My wife Judy and I will celebrate our 50th wedding anniversary soon. Lately, I've been doing a lot of remembering. In 50 years of marriage lots of great things happen. We have been blessed by wonderful children, son and daughters-in-law and grandchildren. I've enjoyed a gratifying career as a minister. We have seen a lot of the world and a lot of pretty things together. 'Course there have been some times of heartache too. Our parents have died. Our oldest child, Janice, and an infant granddaughter, Jessica, have died. These kinds of things rip your heart out. But we are people of religious faith and that rescues us from despair. You who have been reading this column through the years know that I have chronicled these things here. Taken in full, I realize this column has evolved as a kind of memoir.
Now I'm doing a lot of counting my family blessings. In the middle of our middle-age years we were surprised to learn we were expecting another child. 17 years after the last one! After we regained consciousness, we were thrilled with the prospect! Susannah is 22 years old now. Graduated a year ago from the university. Spent last year working for VISTA (Volunteers in Service to America) which is sort of like a domestic version of the Peace Corps. Now she's about to start graduate school at the theological seminary at Emory University in Atlanta. Naturally, Mom and Dad are shamelessly proud of her. And I have been pondering the development of her spirituality from her childhood.

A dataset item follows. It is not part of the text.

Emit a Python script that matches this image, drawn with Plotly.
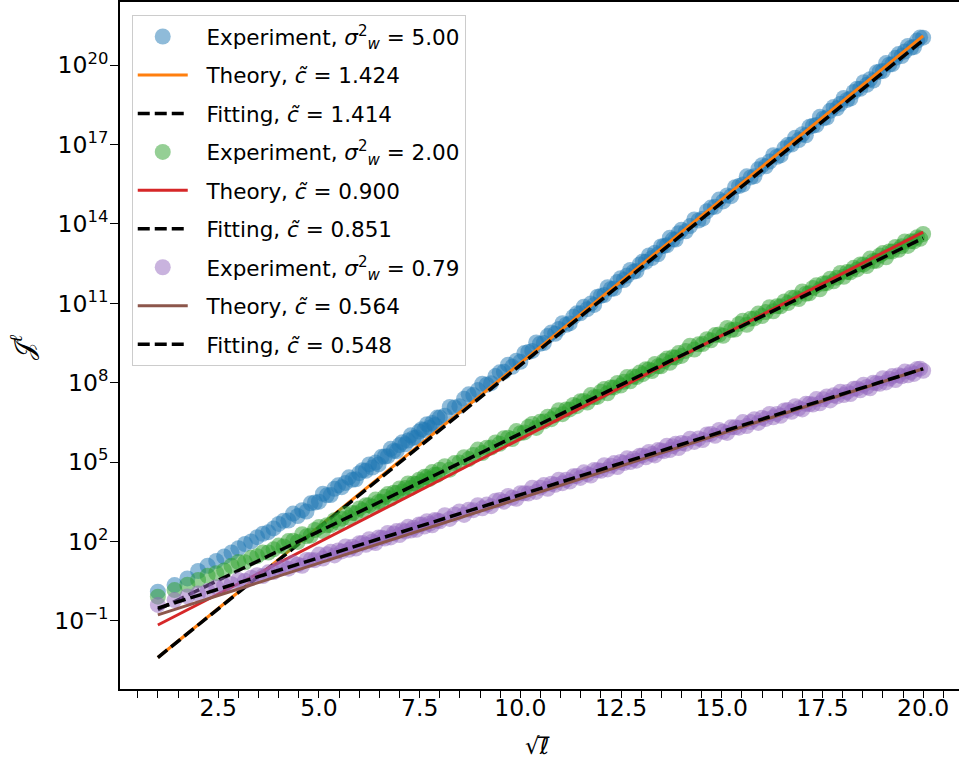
import math
import plotly.graph_objects as go

# sequence lengths l (x axis shows sqrt(l)); sampled every 1, 2, 3 steps
ell = list(range(1, 65)) + list(range(66, 197, 2)) + list(range(199, 401, 3))

# log10 of J^l
exp_500_log = [
    0.10, 0.35, 0.60, 0.88, 1.08, 1.26, 1.43, 1.58, 1.74, 1.90, 2.00, 2.16, 2.29, 2.35, 2.49, 2.66,
    2.78, 2.79, 3.05, 2.96, 3.18, 3.13, 3.44, 3.47, 3.50, 3.80, 3.74, 3.75, 3.99, 4.12, 4.05, 4.21,
    4.42, 4.33, 4.35, 4.58, 4.69, 4.67, 4.91, 4.79, 4.98, 4.91, 5.20, 5.21, 5.22, 5.50, 5.42, 5.41,
    5.64, 5.75, 5.67, 5.81, 6.01, 5.91, 5.93, 6.15, 6.24, 6.21, 6.43, 6.30, 6.48, 6.40, 6.68, 6.68,
    6.75, 7.08, 7.06, 7.11, 7.39, 7.56, 7.53, 7.72, 7.96, 7.92,
    7.98, 8.25, 8.39, 8.41, 8.68, 8.60, 8.83, 8.79, 9.12, 9.16,
    9.20, 9.52, 9.47, 9.50, 9.76, 9.90, 9.85, 10.03, 10.25, 10.19,
    10.24, 10.49, 10.62, 10.62, 10.87, 10.78, 10.99, 10.94, 11.25, 11.28,
    11.31, 11.61, 11.54, 11.56, 11.81, 11.95, 11.88, 12.05, 12.26, 12.19,
    12.22, 12.47, 12.58, 12.57, 12.81, 12.71, 12.91, 12.85, 13.15, 13.17,
    13.19, 13.48, 13.41, 13.41, 13.65, 13.78,
    13.72, 13.92, 14.17, 14.13, 14.20, 14.48, 14.62, 14.65, 14.92, 14.85,
    15.08, 15.05, 15.39, 15.43, 15.49, 15.80, 15.76, 15.80, 16.07, 16.22,
    16.18, 16.36, 16.60, 16.54, 16.59, 16.86, 16.99, 17.00, 17.26, 17.17,
    17.39, 17.35, 17.67, 17.71, 17.74, 18.05, 17.99, 18.02, 18.28, 18.42,
    18.37, 18.54, 18.76, 18.69, 18.74, 18.99, 19.11, 19.11, 19.36, 19.26,
    19.47, 19.42, 19.73, 19.76, 19.78, 20.08, 20.02, 20.04, 20.28, 20.42,
    20.35, 20.52, 20.73, 20.66, 20.69, 20.93, 21.05, 21.04]

exp_200_log = [
    -0.09, 0.16, 0.36, 0.54, 0.70, 0.80, 0.90, 1.08, 1.22, 1.21, 1.38, 1.44, 1.58, 1.58, 1.70, 1.84,
    1.81, 2.01, 2.02, 1.98, 2.27, 2.19, 2.22, 2.43, 2.54, 2.39, 2.61, 2.62, 2.80, 2.71, 2.86, 3.04,
    2.89, 3.07, 3.06, 3.24, 3.18, 3.37, 3.37, 3.31, 3.58, 3.49, 3.50, 3.69, 3.79, 3.62, 3.84, 3.83,
    4.00, 3.89, 4.02, 4.19, 4.02, 4.19, 4.17, 4.33, 4.26, 4.44, 4.43, 4.36, 4.62, 4.52, 4.52, 4.71,
    4.84, 4.71, 4.96, 4.98, 5.18, 5.11, 5.27, 5.47, 5.34, 5.54,
    5.55, 5.74, 5.69, 5.90, 5.92, 5.87, 6.17, 6.09, 6.12, 6.33,
    6.44, 6.29, 6.52, 6.53, 6.71, 6.62, 6.77, 6.96, 6.81, 6.99,
    6.99, 7.16, 7.11, 7.30, 7.31, 7.25, 7.53, 7.45, 7.46, 7.66,
    7.76, 7.60, 7.82, 7.82, 7.99, 7.89, 8.03, 8.21, 8.05, 8.23,
    8.21, 8.38, 8.32, 8.51, 8.50, 8.44, 8.71, 8.62, 8.62, 8.82,
    8.91, 8.75, 8.96, 8.95, 9.12, 9.01,
    9.20, 9.40, 9.25, 9.45, 9.46, 9.64, 9.60, 9.80, 9.82, 9.77,
    10.07, 9.99, 10.01, 10.22, 10.34, 10.19, 10.42, 10.43, 10.61, 10.52,
    10.67, 10.85, 10.70, 10.89, 10.89, 11.07, 11.01, 11.21, 11.22, 11.16,
    11.45, 11.36, 11.38, 11.58, 11.68, 11.53, 11.75, 11.76, 11.93, 11.83,
    11.97, 12.15, 12.00, 12.18, 12.17, 12.34, 12.28, 12.47, 12.47, 12.41,
    12.69, 12.60, 12.61, 12.81, 12.90, 12.74, 12.96, 12.96, 13.13, 13.02,
    13.16, 13.34, 13.17, 13.35, 13.34, 13.50, 13.44, 13.62]

exp_079_log = [
    -0.40, -0.22, -0.08, 0.03, 0.12, 0.27, 0.33, 0.38, 0.54, 0.51, 0.63, 0.72, 0.69, 0.83, 0.84, 0.96,
    1.03, 0.97, 1.19, 1.12, 1.08, 1.30, 1.30, 1.29, 1.50, 1.35, 1.51, 1.61, 1.47, 1.66, 1.62, 1.81,
    1.68, 1.80, 1.73, 1.93, 1.94, 1.87, 2.08, 1.99, 1.94, 2.15, 2.14, 2.11, 2.32, 2.15, 2.30, 2.39,
    2.24, 2.42, 2.37, 2.55, 2.41, 2.52, 2.44, 2.64, 2.64, 2.56, 2.76, 2.67, 2.61, 2.81, 2.79, 2.76,
    2.99, 2.85, 3.02, 3.13, 3.00, 3.20, 3.18, 3.37, 3.25, 3.39,
    3.33, 3.54, 3.56, 3.50, 3.72, 3.65, 3.61, 3.82, 3.82, 3.81,
    4.03, 3.87, 4.03, 4.13, 3.99, 4.18, 4.14, 4.33, 4.20, 4.33,
    4.26, 4.46, 4.47, 4.40, 4.61, 4.54, 4.49, 4.70, 4.69, 4.67,
    4.88, 4.72, 4.86, 4.96, 4.81, 5.00, 4.96, 5.14, 5.00, 5.12,
    5.05, 5.24, 5.25, 5.18, 5.38, 5.30, 5.25, 5.45, 5.44, 5.41,
    5.62, 5.45, 5.60, 5.69, 5.53, 5.72,
    5.69, 5.88, 5.76, 5.89, 5.83, 6.04, 6.06, 5.99, 6.21, 6.14,
    6.10, 6.31, 6.31, 6.30, 6.51, 6.36, 6.51, 6.62, 6.48, 6.67,
    6.63, 6.82, 6.69, 6.82, 6.75, 6.95, 6.97, 6.90, 7.11, 7.03,
    6.99, 7.20, 7.19, 7.17, 7.38, 7.22, 7.37, 7.48, 7.33, 7.52,
    7.48, 7.66, 7.53, 7.65, 7.57, 7.77, 7.78, 7.71, 7.92, 7.84,
    7.79, 8.00, 7.98, 7.96, 8.17, 8.01, 8.15, 8.25, 8.10, 8.28,
    8.24, 8.42, 8.28, 8.40, 8.33, 8.52, 8.53, 8.45]

sigma_labels = ["5.00", "2.00", "0.79"]
theory_c = [1.424, 0.900, 0.564]
theory_log_at_1 = [-2.39, -1.16, -0.78]
fit_c = [1.414, 0.851, 0.548]
fit_log_at_1 = [-2.39, -0.58, -0.52]

exp_colors = ["#1f77b4", "#2ca02c", "#9467bd"]
theory_colors = ["#ff7f0e", "#d62728", "#8c564b"]

xs = [math.sqrt(v) for v in ell]
exp_logs = [exp_500_log, exp_200_log, exp_079_log]
for s in exp_logs:
    assert len(s) == len(xs), (len(s), len(xs))


def line_vals(c, b0):
    # J = A * exp(2 c sqrt(l))  ->  straight line in log10
    return [10.0 ** (b0 + 2 * c * (x - 1) / math.log(10)) for x in xs]


FONT = "DejaVu Sans"
PAD = "\u00a0\u00a0"
fig = go.Figure()
g = 0
for i in range(3):
    fig.add_trace(go.Scatter(
        x=xs, y=[10.0 ** v for v in exp_logs[i]], mode="markers",
        marker=dict(size=16, color=exp_colors[i], opacity=0.5, line=dict(width=0)),
        name=f"{PAD}Experiment, <i>σ</i><sup>2</sup><sub><i>w</i></sub> = {sigma_labels[i]}",
        legendgroup=f"g{g}"))
    g += 1
    fig.add_trace(go.Scatter(
        x=xs, y=line_vals(theory_c[i], theory_log_at_1[i]), mode="lines",
        line=dict(color=theory_colors[i], width=3),
        name=f"{PAD}Theory, <i>c\u0303</i> = {theory_c[i]:.3f}", legendgroup=f"g{g}"))
    g += 1
    fig.add_trace(go.Scatter(
        x=xs, y=line_vals(fit_c[i], fit_log_at_1[i]), mode="lines",
        line=dict(color="black", width=3.5, dash="12px,5px"),
        name=f"{PAD}Fitting, <i>c\u0303</i> = {fit_c[i]:.3f}", legendgroup=f"g{g}"))
    g += 1

ytick_exps = [-1, 2, 5, 8, 11, 14, 17, 20]
ytick_text = [f"10<sup>{e if e >= 0 else '−' + str(-e)}</sup>" for e in ytick_exps]

fig.update_layout(
    width=959, height=761,
    margin=dict(l=120, r=0, t=2, b=72),
    paper_bgcolor="white", plot_bgcolor="white",
    font=dict(family=FONT, color="black"),
    showlegend=True,
    legend=dict(x=0.014, y=0.981, xanchor="left", yanchor="top",
                bgcolor="rgba(255,255,255,0.8)", bordercolor="#cccccc", borderwidth=1,
                font=dict(family=FONT, size=21.5, color="black"),
                itemwidth=50, tracegroupgap=7.5, traceorder="grouped"),
    xaxis=dict(range=[0.06, 20.89], showgrid=False, zeroline=False,
               showline=True, linecolor="black", linewidth=1.8, mirror=True,
               ticks="outside", ticklen=7, tickwidth=1.4, tickcolor="black",
               tickvals=[2.5, 5, 7.5, 10, 12.5, 15, 17.5, 20],
               ticktext=["2.5", "5.0", "7.5", "10.0", "12.5", "15.0", "17.5", "20.0"],
               tickfont=dict(family=FONT, size=23.5), ticklabelstandoff=-10,
               minor=dict(dtick=0.5, tick0=0, ticks="outside", ticklen=7, tickwidth=1.4,
                          tickcolor="black", showgrid=False)),
    yaxis=dict(type="log", range=[-3.58, 22.39], showgrid=False, zeroline=False,
               showline=True, linecolor="black", linewidth=1.8, mirror=False,
               ticks="outside", ticklen=8, tickwidth=1.4, tickcolor="black",
               tickvals=[10.0 ** e for e in ytick_exps], ticktext=ytick_text,
               tickfont=dict(family=FONT, size=23.5), ticklabelstandoff=-3),
    annotations=[
        dict(text="√<i>ℓ\u0305</i>", xref="paper", yref="paper",
             x=0.498, y=-0.083, xanchor="center", yanchor="middle", showarrow=False,
             font=dict(family=FONT, size=23)),
        dict(text="𝒥<sup><i>ℓ</i></sup>", xref="paper", yref="paper",
             x=-0.117, y=0.497, xanchor="center", yanchor="middle", showarrow=False,
             textangle=-90, font=dict(family="DejaVu Serif", size=26)),
    ],
)

fig.write_html("out.html")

On October 14, 1992 my mother died. On the same day a year later, my wife's mother died. It was an odd coincidence. Shortly after this, I was driving her to school one morning when she asked me, “Papa, do we believe in Hell? What is Hell like?” The questions caught me by surprise. But I was becoming accustomed to challenging questions from this little second grader. So I replied, “Honey, we don't know much about such things but some think Hell is where people who never loved God in this life--who never did a loving thing in this world--who never wanted to be near God in this life--go when they die to be with God forever. Wouldn't that be awful for that person?” She paused and asked, “Well, what is Heaven like?” I replied, “Some people believe that Heaven is where people who loved God in this life and wanted to be close to God, when they die, go to be with God forever. Wouldn't that be a wonderful life?”
To all of this she listened thoughtfully. (I still marvel at the privilege I had in such discussions with one so young and wise.) Then as I drove into the school driveway to drop her off, she said pertly as she opened the door to run off to class, “Papa, if a person really wanted to go to Hell, do you know how they'd do it?” I said, “No, how?” She said, “In a helicopter! Bye!”
I loved it! In a really good life, we need to develop some serenity about these things. We people of faith call it “blessed assurance.” We people of faith are able to look into the face of death itself and laugh it down. Life eventually arrives at the point of justice. And, we pray, mercy. What we have at the end is confidence in the character of God. We count on doing our lives well. And we count on God to get being God right. It's all about faith isn't it?